— GOAL —
Exactly the lines from the line with "Rebuild this chart" to the line with "const truckPositions = d3.range(0, spanLength" should be extracted, both included, with no other lines.

— LISTED ENTRIES —

#####

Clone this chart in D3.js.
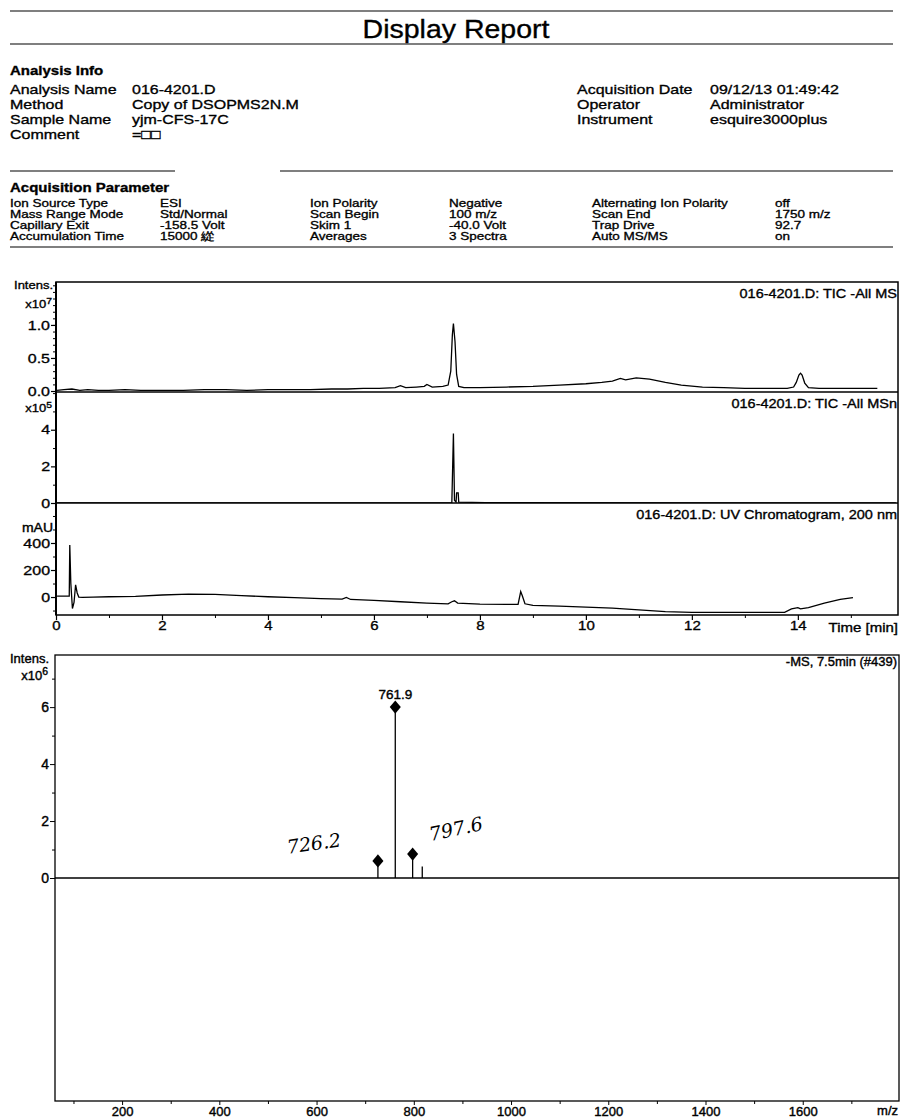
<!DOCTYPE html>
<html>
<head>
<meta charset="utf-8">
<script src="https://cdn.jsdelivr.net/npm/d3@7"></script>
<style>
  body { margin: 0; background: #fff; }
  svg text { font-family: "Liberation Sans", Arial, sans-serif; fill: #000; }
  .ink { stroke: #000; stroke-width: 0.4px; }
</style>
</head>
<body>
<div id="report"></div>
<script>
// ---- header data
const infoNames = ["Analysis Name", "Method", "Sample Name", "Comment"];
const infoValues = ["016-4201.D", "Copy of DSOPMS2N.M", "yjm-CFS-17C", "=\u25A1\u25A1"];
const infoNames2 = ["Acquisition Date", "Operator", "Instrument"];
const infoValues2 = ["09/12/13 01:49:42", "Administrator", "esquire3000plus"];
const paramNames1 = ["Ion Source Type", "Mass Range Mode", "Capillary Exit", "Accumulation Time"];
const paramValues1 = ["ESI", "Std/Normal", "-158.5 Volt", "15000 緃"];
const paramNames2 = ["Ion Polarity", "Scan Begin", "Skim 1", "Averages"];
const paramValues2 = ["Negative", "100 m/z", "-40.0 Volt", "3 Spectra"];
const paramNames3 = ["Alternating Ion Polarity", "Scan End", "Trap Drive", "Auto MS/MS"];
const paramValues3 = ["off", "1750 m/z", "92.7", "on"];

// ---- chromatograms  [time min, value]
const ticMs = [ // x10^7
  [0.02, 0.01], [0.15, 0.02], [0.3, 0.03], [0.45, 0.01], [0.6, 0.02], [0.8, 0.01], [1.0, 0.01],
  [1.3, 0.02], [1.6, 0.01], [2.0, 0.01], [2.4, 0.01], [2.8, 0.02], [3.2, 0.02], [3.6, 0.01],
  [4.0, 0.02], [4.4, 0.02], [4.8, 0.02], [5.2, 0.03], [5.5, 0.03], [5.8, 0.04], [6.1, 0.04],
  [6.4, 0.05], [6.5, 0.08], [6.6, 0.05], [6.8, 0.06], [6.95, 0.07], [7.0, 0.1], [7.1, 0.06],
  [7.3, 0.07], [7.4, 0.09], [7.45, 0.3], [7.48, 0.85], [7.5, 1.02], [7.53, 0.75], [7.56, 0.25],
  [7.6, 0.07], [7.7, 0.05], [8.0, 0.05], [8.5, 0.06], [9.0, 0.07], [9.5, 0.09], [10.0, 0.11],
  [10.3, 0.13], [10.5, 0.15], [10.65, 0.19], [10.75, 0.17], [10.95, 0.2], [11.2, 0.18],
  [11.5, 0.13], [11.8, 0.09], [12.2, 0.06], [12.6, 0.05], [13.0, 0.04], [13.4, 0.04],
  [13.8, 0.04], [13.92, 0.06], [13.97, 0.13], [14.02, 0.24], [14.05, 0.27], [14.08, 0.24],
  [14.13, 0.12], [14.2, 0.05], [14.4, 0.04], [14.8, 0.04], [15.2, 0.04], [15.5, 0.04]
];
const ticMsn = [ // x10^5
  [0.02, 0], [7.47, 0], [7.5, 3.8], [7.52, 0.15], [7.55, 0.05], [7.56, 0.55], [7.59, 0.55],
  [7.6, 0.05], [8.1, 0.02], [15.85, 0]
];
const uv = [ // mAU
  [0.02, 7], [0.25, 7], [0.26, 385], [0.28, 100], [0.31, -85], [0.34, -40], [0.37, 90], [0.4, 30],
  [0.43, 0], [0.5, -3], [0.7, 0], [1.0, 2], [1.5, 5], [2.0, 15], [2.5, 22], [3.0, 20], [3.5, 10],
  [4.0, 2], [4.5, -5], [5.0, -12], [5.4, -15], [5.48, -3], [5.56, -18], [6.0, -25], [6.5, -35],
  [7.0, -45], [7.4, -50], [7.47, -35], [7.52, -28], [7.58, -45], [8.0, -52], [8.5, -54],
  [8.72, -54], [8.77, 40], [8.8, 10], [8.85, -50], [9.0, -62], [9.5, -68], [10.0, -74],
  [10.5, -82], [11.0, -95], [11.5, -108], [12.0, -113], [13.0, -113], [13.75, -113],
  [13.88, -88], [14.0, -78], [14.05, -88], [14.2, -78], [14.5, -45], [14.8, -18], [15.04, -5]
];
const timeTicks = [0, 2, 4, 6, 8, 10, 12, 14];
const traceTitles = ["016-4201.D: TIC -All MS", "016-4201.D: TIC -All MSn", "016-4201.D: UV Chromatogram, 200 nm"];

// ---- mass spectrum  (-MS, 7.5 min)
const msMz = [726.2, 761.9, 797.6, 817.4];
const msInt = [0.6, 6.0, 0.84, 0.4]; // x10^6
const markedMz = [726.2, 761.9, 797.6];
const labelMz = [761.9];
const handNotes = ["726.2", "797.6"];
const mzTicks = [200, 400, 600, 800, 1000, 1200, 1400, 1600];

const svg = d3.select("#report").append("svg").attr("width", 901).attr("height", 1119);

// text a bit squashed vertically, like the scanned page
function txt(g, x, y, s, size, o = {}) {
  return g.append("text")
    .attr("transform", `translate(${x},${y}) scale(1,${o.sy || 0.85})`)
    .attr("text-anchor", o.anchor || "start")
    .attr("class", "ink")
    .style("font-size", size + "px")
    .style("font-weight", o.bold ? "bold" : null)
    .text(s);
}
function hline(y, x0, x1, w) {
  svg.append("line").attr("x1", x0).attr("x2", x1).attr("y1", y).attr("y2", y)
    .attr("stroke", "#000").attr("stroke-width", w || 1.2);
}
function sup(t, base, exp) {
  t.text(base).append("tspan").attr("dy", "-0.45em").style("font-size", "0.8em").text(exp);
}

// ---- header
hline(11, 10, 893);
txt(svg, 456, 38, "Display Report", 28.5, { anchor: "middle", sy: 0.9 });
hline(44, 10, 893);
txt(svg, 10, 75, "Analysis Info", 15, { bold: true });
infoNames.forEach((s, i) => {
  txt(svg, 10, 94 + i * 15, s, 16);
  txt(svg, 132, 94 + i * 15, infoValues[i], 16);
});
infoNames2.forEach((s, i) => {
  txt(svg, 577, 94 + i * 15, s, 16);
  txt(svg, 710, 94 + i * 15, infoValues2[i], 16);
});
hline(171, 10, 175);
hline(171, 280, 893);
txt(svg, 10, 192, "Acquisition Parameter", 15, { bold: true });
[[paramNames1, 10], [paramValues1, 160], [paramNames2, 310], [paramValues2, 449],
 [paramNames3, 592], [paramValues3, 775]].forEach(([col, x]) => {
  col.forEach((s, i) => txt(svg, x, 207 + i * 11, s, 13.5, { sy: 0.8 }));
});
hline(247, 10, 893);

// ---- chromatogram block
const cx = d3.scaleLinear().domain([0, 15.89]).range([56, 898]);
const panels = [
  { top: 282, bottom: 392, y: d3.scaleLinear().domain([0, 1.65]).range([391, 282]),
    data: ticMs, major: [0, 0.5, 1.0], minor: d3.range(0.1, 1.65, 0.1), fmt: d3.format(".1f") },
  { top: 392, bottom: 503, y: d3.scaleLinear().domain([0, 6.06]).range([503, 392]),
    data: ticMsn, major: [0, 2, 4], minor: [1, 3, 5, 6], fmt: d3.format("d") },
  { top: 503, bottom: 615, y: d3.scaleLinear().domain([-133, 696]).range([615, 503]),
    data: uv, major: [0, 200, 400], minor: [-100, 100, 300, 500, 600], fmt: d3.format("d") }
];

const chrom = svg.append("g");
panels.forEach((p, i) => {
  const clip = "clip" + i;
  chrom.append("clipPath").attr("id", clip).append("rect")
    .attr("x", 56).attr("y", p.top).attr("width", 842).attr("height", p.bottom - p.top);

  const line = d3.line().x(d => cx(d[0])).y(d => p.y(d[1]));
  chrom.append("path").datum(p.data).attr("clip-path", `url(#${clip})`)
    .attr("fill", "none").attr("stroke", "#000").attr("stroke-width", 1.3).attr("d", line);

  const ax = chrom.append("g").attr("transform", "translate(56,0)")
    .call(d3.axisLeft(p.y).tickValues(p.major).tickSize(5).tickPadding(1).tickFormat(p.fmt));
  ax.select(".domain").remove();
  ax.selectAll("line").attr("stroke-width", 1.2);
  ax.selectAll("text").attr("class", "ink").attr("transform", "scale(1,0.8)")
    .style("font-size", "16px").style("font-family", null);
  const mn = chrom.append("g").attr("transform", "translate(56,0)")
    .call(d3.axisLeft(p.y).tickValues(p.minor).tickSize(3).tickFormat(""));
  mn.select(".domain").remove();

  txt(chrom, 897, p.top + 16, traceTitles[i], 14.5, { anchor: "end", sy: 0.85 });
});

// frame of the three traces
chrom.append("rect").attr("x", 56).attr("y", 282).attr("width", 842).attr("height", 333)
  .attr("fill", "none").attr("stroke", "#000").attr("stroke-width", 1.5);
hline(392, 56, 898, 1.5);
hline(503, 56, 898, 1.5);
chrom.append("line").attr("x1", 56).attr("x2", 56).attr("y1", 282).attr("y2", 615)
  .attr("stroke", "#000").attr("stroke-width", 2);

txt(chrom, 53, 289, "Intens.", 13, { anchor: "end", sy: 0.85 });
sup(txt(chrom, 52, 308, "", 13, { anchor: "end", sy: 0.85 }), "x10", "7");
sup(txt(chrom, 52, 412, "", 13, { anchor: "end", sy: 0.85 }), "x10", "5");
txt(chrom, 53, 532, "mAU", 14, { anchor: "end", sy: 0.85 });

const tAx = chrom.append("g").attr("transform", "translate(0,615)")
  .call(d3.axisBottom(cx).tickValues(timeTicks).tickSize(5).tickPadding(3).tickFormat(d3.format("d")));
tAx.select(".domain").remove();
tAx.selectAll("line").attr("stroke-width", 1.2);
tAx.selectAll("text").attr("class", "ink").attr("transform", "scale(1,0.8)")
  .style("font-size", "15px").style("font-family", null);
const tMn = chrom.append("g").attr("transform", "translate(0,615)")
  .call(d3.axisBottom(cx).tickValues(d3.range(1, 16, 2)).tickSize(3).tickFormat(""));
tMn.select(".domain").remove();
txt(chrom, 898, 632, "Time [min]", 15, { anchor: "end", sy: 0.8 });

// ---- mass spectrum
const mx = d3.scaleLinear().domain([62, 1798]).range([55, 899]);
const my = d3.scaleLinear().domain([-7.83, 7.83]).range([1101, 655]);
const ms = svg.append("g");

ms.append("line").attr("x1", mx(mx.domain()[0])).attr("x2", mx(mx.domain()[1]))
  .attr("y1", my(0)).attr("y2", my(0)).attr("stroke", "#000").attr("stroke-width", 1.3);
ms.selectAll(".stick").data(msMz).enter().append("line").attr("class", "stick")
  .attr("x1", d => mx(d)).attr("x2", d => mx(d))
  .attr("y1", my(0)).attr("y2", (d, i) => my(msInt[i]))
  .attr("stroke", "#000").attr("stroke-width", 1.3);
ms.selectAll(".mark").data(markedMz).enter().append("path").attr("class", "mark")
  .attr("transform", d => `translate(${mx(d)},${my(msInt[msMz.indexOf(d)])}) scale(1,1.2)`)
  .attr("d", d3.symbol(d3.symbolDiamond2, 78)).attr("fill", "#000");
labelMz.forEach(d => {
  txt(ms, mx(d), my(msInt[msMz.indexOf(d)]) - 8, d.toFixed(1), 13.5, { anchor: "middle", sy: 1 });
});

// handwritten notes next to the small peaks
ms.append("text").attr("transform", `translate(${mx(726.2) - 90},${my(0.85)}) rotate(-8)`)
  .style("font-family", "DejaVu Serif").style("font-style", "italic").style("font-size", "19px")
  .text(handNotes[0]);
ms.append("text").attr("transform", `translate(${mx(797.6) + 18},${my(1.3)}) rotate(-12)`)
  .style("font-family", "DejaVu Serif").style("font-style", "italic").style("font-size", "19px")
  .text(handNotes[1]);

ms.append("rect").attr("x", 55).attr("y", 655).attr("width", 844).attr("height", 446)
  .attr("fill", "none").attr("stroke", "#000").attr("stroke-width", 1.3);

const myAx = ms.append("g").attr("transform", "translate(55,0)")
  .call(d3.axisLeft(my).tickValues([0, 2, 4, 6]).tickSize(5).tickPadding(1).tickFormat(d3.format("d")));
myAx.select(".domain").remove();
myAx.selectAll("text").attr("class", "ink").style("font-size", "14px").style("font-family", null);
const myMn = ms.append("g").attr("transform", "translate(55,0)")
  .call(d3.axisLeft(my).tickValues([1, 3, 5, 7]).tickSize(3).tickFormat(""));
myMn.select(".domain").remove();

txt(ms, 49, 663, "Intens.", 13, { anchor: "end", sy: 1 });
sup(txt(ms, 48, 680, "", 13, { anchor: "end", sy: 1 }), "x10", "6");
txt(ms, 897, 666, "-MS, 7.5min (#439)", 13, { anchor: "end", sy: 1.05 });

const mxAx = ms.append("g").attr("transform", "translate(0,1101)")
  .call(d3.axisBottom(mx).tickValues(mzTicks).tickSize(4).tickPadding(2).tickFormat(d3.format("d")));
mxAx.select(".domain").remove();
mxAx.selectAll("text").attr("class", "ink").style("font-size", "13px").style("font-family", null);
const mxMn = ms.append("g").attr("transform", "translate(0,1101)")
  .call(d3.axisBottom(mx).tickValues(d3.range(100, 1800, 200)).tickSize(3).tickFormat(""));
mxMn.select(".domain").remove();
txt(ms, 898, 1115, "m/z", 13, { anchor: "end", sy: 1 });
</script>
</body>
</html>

#####

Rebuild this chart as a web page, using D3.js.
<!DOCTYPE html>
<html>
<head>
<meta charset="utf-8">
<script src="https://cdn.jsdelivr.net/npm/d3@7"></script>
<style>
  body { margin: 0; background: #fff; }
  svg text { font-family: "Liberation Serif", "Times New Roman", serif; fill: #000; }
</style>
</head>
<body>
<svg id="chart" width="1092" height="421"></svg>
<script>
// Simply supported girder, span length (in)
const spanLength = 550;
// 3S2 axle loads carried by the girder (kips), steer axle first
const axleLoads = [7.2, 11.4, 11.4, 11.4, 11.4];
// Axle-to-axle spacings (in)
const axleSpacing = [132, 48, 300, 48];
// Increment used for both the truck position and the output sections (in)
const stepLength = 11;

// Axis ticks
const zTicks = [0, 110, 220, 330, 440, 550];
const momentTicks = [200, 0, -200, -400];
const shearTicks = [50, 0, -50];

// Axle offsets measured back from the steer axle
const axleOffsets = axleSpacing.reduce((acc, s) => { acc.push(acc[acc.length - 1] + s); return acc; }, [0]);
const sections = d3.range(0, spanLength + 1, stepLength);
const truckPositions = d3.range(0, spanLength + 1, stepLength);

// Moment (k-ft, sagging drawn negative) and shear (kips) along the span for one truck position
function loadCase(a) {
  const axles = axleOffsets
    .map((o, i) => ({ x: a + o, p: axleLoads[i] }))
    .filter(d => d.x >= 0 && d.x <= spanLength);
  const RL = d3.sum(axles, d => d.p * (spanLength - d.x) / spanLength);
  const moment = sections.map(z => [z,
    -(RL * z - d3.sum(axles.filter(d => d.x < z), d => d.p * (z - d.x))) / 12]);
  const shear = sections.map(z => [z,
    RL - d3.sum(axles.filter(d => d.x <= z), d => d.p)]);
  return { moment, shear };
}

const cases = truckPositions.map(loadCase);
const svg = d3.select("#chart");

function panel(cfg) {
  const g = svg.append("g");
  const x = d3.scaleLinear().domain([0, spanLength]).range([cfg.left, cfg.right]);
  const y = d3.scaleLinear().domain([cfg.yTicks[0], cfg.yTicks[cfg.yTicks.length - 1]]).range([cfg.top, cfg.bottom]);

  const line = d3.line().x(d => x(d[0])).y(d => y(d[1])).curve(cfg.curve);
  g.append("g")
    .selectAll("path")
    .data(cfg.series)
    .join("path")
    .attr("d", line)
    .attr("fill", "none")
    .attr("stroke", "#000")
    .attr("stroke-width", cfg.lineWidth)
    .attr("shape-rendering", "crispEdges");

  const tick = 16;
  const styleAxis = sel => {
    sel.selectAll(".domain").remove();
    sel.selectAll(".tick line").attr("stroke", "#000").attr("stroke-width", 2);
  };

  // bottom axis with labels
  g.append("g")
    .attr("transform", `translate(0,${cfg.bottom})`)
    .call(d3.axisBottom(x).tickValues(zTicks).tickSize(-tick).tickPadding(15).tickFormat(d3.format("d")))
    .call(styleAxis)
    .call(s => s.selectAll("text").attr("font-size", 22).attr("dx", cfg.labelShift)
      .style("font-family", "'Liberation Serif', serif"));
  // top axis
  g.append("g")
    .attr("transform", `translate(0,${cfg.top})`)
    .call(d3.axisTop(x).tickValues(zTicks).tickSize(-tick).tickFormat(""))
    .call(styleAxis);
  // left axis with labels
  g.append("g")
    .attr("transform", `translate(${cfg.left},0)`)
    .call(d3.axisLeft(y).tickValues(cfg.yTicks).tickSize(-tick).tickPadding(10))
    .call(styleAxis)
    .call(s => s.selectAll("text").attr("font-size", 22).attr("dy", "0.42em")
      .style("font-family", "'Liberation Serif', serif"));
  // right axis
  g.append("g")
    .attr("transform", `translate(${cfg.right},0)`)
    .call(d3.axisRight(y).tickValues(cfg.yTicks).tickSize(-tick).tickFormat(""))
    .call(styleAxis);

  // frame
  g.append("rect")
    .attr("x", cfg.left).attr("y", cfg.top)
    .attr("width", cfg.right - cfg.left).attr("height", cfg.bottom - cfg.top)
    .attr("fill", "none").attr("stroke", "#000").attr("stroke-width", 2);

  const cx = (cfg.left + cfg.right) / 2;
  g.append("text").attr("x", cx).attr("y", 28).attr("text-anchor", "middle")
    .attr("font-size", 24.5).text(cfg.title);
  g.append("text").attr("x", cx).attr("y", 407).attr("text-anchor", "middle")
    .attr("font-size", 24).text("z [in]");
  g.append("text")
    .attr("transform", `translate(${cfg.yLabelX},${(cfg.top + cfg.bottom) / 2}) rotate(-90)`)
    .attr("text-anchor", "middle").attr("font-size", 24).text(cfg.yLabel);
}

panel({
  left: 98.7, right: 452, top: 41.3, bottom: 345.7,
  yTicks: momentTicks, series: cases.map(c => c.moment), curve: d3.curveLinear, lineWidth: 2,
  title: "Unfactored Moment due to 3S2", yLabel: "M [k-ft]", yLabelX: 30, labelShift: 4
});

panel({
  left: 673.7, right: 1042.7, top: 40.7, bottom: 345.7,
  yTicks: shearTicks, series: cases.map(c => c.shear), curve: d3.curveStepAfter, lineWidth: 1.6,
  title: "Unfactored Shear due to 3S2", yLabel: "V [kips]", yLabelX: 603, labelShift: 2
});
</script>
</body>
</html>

#####

— FINAL RESULT —
Rebuild this chart as a web page, using D3.js.
<!DOCTYPE html>
<html>
<head>
<meta charset="utf-8">
<script src="https://cdn.jsdelivr.net/npm/d3@7"></script>
<style>
  body { margin: 0; background: #fff; }
  svg text { font-family: "Liberation Serif", "Times New Roman", serif; fill: #000; }
</style>
</head>
<body>
<svg id="chart" width="1092" height="421"></svg>
<script>
// Simply supported girder, span length (in)
const spanLength = 550;
// 3S2 axle loads carried by the girder (kips), steer axle first
const axleLoads = [7.2, 11.4, 11.4, 11.4, 11.4];
// Axle-to-axle spacings (in)
const axleSpacing = [132, 48, 300, 48];
// Increment used for both the truck position and the output sections (in)
const stepLength = 11;

// Axis ticks
const zTicks = [0, 110, 220, 330, 440, 550];
const momentTicks = [200, 0, -200, -400];
const shearTicks = [50, 0, -50];

// Axle offsets measured back from the steer axle
const axleOffsets = axleSpacing.reduce((acc, s) => { acc.push(acc[acc.length - 1] + s); return acc; }, [0]);
const sections = d3.range(0, spanLength + 1, stepLength);
const truckPositions = d3.range(0, spanLength + 1, stepLength);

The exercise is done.